The Greene quotation is more personal, referring to the allegiance which an individual makes, privately, to himself. It assumes that such oaths and vows are by their nature secret, never divulged, and that by maintaining a sort of "neutral" ground--a personal code of non-commitment--one may save one's moral soul by never truly (to one's self) taking sides. This kind of alienation from outward forms of connection is typical in the modern world, since it accepts as a given that we all have private lives which are distinct and separate from our existence in the everyday world. It's explicitly immoral, or morally ambiguous, since it sets the individual ethically apart from an expressed, committed choice. Each individual is therefore free to maintain a private code. A private code implies a degree of freedom, a core of sensibility which is impenetrable, even under torture, or extreme temptation. It puts a high degree of value (esteem) upon individual freedom.
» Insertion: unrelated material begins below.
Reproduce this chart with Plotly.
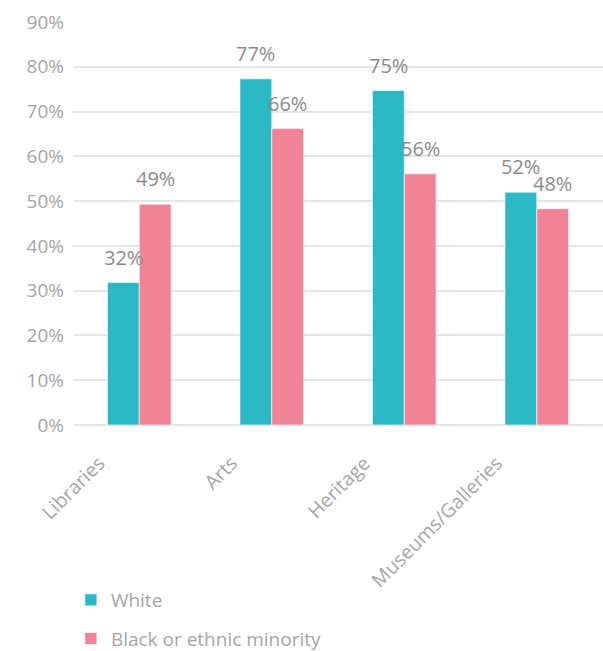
import plotly.graph_objects as go

categories = ["Libraries", "Arts", "Heritage", "Museums/Galleries"]
white = [31.8, 77.3, 74.7, 52.0]
minority = [49.3, 66.2, 56.1, 48.3]
white_labels = ["32%", "77%", "75%", "52%"]
minority_labels = ["49%", "66%", "56%", "48%"]
y_ticks = [0, 10, 20, 30, 40, 50, 60, 70, 80, 90]

teal = "#2cb8c5"
pink = "#f08496"
grey = "#a6a6a6"
label_grey = "#8c8c8c"
font_family = "Open Sans"

fig = go.Figure()
fig.add_trace(go.Bar(
    x=categories, y=white, name="White",
    marker=dict(color=teal, line=dict(color="#ffffff", width=0.6)),
    legendgroup="a",
))
fig.add_trace(go.Bar(
    x=categories, y=minority, name="Black or ethnic minority",
    marker=dict(color=pink, line=dict(color="#ffffff", width=0.6)),
    legendgroup="b",
))

# value labels sitting above each bar
for cat, v, t in zip(categories, white, white_labels):
    fig.add_annotation(x=cat, y=v, text=t, showarrow=False, xshift=-16,
                       yanchor="bottom", yshift=10,
                       font=dict(family=font_family, size=20, color=label_grey))
for cat, v, t in zip(categories, minority, minority_labels):
    fig.add_annotation(x=cat, y=v, text=t, showarrow=False, xshift=16,
                       yanchor="bottom", yshift=10,
                       font=dict(family=font_family, size=20, color=label_grey))

fig.update_layout(
    width=603, height=651,
    margin=dict(l=73, r=0, t=22, b=226, autoexpand=False),
    paper_bgcolor="white", plot_bgcolor="white",
    barmode="group", bargap=0.52, bargroupgap=0,
    font=dict(family=font_family, color=grey),
    legend=dict(
        orientation="v", x=-0.004, xanchor="left", y=-0.387, yanchor="top",
        font=dict(family=font_family, size=19, color=grey),
        traceorder="grouped", tracegroupgap=11,
        itemwidth=30,
    ),
    xaxis=dict(
        tickangle=-45, tickfont=dict(family=font_family, size=19.5, color=grey),
        showline=False, ticks="", automargin=False,
        ticklabelstandoff=22, ticklabelshift=-40,
    ),
    yaxis=dict(
        range=[0, 90], tickvals=y_ticks,
        ticktext=[f"{v}%" for v in y_ticks],
        tickfont=dict(family=font_family, size=19, color=grey),
        showgrid=True, gridcolor="#e6e6e6", gridwidth=1.5,
        zeroline=True, zerolinecolor="#e6e6e6", zerolinewidth=1.5,
        ticks="", ticklabelstandoff=8, automargin=False,
    ),
)

fig.write_html("out.html")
It is this internal sense of the self's independence which ultimately guides all our decisions--all our choices and actions. It cannot be bought, or stolen. It exists despite every compromise or betrayal we may commit. In religious terms, it is our redemptive portion, which, despite every sin or evil deed or mistake or accident we may commit, is still within our power to preserve. It's a sort of saving grace. I'm not a theologian, but I suspect that this concept of the inviolable soul is a familiar one to religious historians or theoreticians.
It may be that friendship is the greatest of all possible human relationships, greater than love, greater than patriotism, greater than loyalty to race, sex, religion, family or business. Friendship must be nurtured, and tended, like any living thing. It is voluntary, and therefore enabling and empowering. Woe betide the man or woman who has no friends, or has no use for friendship. He/she is truly alone.